Кирилл Орлов вышел из вагона на мокрую, пахнущую креозотом и морем платформу, и Соленый Яр тут же обнял его, как давно потерянного, но нежеланного сына. Объятия были холодными, влажными и липкими. Туман, густой, словно скисшее молоко, висел в воздухе, пожирая верхушки редких фонарей и превращая их в размытые желтые пятна. Он оседал на лице мелкими, колючими каплями, проникал под воротник пальто, заставляя ежиться. Воздух был тяжелым и плотным, пропитанным запахами гниющих водорослей, йода и той особой, ни с чем не сравнимой тоской, которая присуща только приморским городам в конце осени. Здесь даже тишина казалась осязаемой, давящей, нарушаемой лишь далеким, протяжным стоном противотуманного горна и истеричными вскриками чаек, невидимых в белесой мгле.
Он не был здесь восемь лет. Восемь долгих, стремительных лет, пролетевших в суете московских проспектов, в гуле серверов и мерцании кода на мониторах. Там, в его мире из стекла и бетона, реальность подчинялась логике, а проблемы решались алгоритмами. Здесь же, в Соленом Яре, казалось, само время текло иначе – вязко и неохотно, как смола по стволу старой сосны. Город не изменился. Все те же обветшалые двухэтажные дома с темными от сырости кирпичными боками, все те же скользкие, отполированные миллионами шагов и дождей булыжные мостовые, все тот же ржавый указатель с облупившейся краской, на котором едва читалось «Вокзальная улица». Кирилл почувствовал, как рациональная броня, выкованная в столице, начинает трескаться под натиском этого иррационального, первобытного уныния. Он сжал ручку чемодана на колесиках, и звук, с которым они покатились по брусчатке, показался оглушительным, непристойным в этой сонной тишине.
Телефонный разговор с сестрой два дня назад выдернул его из привычной колеи. Голос Алины в трубке был тонким, дребезжащим, как натянутая струна. Она говорила о страхе, о том, что город стал чужим, враждебным. Что по ночам ей слышатся шаги за окном, а днем кажется, будто тени в углах сгущаются и следят за ней. Кирилл, разумеется, списал все на осеннюю депрессию, на замкнутую жизнь в городке, где главным развлечением были сплетни и похороны. «Возьми отпуск, приезжай в Москву, развеешься», – предложил он тогда, чувствуя укол вины за то, что так долго не навещал ее. Но Алина отказалась. «Нет, я не могу уехать. Оно меня не отпустит», – прошептала она, и это детское, суеверное «оно» заставило Кирилла купить билет на ближайший поезд.

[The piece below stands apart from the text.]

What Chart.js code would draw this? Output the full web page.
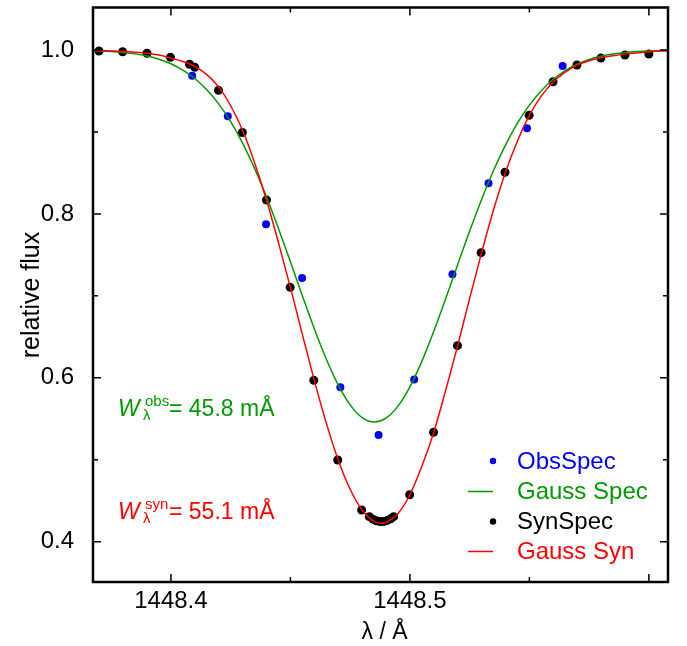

Пока он шел к ее дому, город неохотно открывал ему свои тайны. Из тумана выплывали силуэты редких прохожих – сгорбленные фигуры в темных пальто, которые при виде него опускали глаза и ускоряли шаг. Чужак. Вернувшийся блудный сын, давно ставший чужаком. У дверей единственного продуктового магазина, тускло светившего вывеской «Дары моря», курили двое пожилых рыбаков в просмоленных робах. Их низкие голоса доносились до Кирилла обрывками фраз сквозь влажную вату тумана. «…уже третья неделя пошла…», «…море таких шуток не любит…», «…говорят, лодку нашли пустую, а сети целые…». Он понял, что они говорят о пропавшем рыбаке, Степане Крюкове, о котором вскользь упомянула и Алина. В Москве это была бы строчка в криминальной хронике. Здесь – событие, окрасившее весь город в тона тревоги и дурных предзнаменований.
Дом Алины стоял на Морском проспекте – название было слишком громким для этой тихой улочки, упиравшейся в набережную, где серое небо сливалось с серым морем. Двухэтажное здание из красного кирпича, потемневшего от времени и влаги, казалось, впитывало в себя всю окружающую меланхолию. Кирилл поднялся по стертым каменным ступеням на второй этаж, чувствуя, как с каждым шагом нарастает необъяснимая тревога. Он позвонил в дверь. Тишина. Позвонил еще раз, настойчивее. Наконец, за дверью послышался шорох, щелкнул один замок, потом второй. Алина всегда была беспечной, никогда не запиралась на все засовы.